See below additional details on the domestic priorities and international assistance funding package.
- $1.7 billion for Worker Protection Agencies, $48 million above the fiscal year 2019 enacted level and $21 million above the President’s budget request. Within this amount, the bill includes $582 million for the Occupational Safety and Health Administration, an increase of $24 million above the 2019 enacted level and the President’s budget request.
- $96 million for the International Labor Affairs Bureau (ILAB), an increase of $10 million above the 2019 enacted level and $78 million above the President’s budget request.
- The bill provides a total of $41.7 billion for NIH, an increase of $2.6 billion above the 2019 enacted level and $7.5 billion above the President’s budget request.
- For the first time in more than 20 years, the bill includes funding – $12.5 million – to specifically support firearm injury and mortality prevention research.
- $6,345 for the maximum Pell Grant, an increase of $150 over the 2019 enacted level and the President’s budget request. The increase will help the maximum award keep pace with inflation.
- Funding boost to Commodity Supplemental Food Program.
- The bill provides for $67.9 billion in required mandatory spending for SNAP. For the first time, SNAP reserve funds are available for three full years to provide certainty in case of a future shutdown.
ENERGY AND WATER
- Army Corps of Engineers – Provides $7.7 billion, an increase of $652 million above the fiscal year 2019 level and $2.7 billion above the budget request.
INTERIOR AND ENVIRONMENT
- Land and Water Conservation Fund (LWCF) – The bill provides $495 million for LWCF, including $237 million for the federal program and $258 million for state programs. The total is $57 million above the fiscal year 2019 enacted level and $462 million above the President’s budget request.
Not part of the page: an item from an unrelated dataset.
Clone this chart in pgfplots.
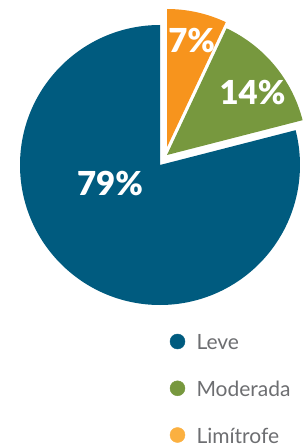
\documentclass[border=0pt]{standalone}
\usepackage{pgfplots}
\pgfplotsset{compat=1.18}
\usepackage{fontspec}
\setmainfont{Lato}
\newfontfamily\heavy{Lato Black}
\definecolor{cblue}{HTML}{005B7F}
\definecolor{cgreen}{HTML}{77983E}
\definecolor{corange}{HTML}{F7941D}
\definecolor{corangel}{HTML}{FBB040}
\definecolor{cgray}{HTML}{6D6E71}
\begin{document}
\begin{tikzpicture}
% shares (percent)
\pgfmathsetmacro{\vL}{79}
\pgfmathsetmacro{\vM}{14}
\pgfmathsetmacro{\vT}{7}
\pgfmathsetmacro{\aT}{90-3.6*\vT}
\pgfmathsetmacro{\aM}{\aT-3.6*\vM}
\pgfmathsetmacro{\aLend}{90+3.6*\vL}
\begin{axis}[x=1pt,y=1pt,xmin=0,xmax=304,ymin=0,ymax=448,
  hide axis,clip=true,at={(0,0)},anchor=south west]
% Leve
\fill[cblue] (axis cs:160,283) -- ([shift={(90:140pt)}]axis cs:160,283)
  arc[start angle=90,end angle=\aLend,radius=140pt] -- cycle;
% Limitrofe (exploded)
\fill[corange] (axis cs:167,301) -- ([shift={(\aT:138pt)}]axis cs:167,301)
  arc[start angle=\aT,end angle=90,radius=138pt] -- cycle;
% Moderada (exploded)
\fill[cgreen] (axis cs:167,293) -- ([shift={(\aM:140pt)}]axis cs:167,293)
  arc[start angle=\aM,end angle=\aT,radius=140pt] -- cycle;
% labels
\node[white,font=\heavy\fontsize{33}{33}\selectfont] at (axis cs:110,265) {79\%};
\node[white,font=\heavy\fontsize{33}{33}\selectfont] at (axis cs:252.5,355) {14\%};
\node[white,font=\heavy\fontsize{33}{33}\selectfont] at (axis cs:191.7,407.5) {7\%};
% legend markers
\addplot[only marks,mark=*,mark size=7.5pt,cblue] coordinates {(177.5,106.5)};
\addplot[only marks,mark=*,mark size=7.5pt,cgreen] coordinates {(177.5,59.7)};
\addplot[only marks,mark=*,mark size=7.5pt,corangel] coordinates {(177.5,13)};
\node[cgray,anchor=base west,font=\fontsize{21}{21}\selectfont] at (axis cs:193,98.5) {Leve};
\node[cgray,anchor=base west,font=\fontsize{21}{21}\selectfont] at (axis cs:193,51.7) {Moderada};
\node[cgray,anchor=base west,font=\fontsize{21}{21}\selectfont] at (axis cs:193,5) {Limítrofe};
\end{axis}
\pgfresetboundingbox
\path[use as bounding box] (0,0) rectangle (304pt,448pt);
\end{tikzpicture}
\end{document}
- $43 million in new funding at EPA and partner agencies for scientific and regulatory work and cleanup assistance for PFAS, needed to establish drinking water and land cleanup standards. This level of funding more than triples current spending levels for this work.
MILITARY CONSTRUCTION AND VETERANS AFFAIRS
- BRAC/PFAS – The agreement provides an additional $120 million to address legacy Navy BRAC issues and the PFAS issues at installations.
STATE AND FOREIGN OPERATIONS
- Support for U.S. allies and partners, including Israel ($3.3 billion, fulfilling the MOU) and Ukraine ($448 million).
- Reverses the impact of the Administration’s hiring freeze and restores State Department and USAID personnel to 2016 levels.
- The bill provides $75 million for security assistance programs for the West Bank and $75 million for the humanitarian and development needs of the Palestinian people in the West Bank and Gaza Strip.
- Blocks funding to armed forces of Haiti.
TRANSPORTATION AND HOUSING/URBAN DEVELOPMENT
- $290 million for the Office of Lead Hazard Control and Healthy Homes, $11 million above the 2019 enacted level and equal to the President’s budget request. This includes $50 million for the Healthy Homes Initiative, to address other health and safety hazards in the home, including carbon monoxide, asthma, mold, and radon.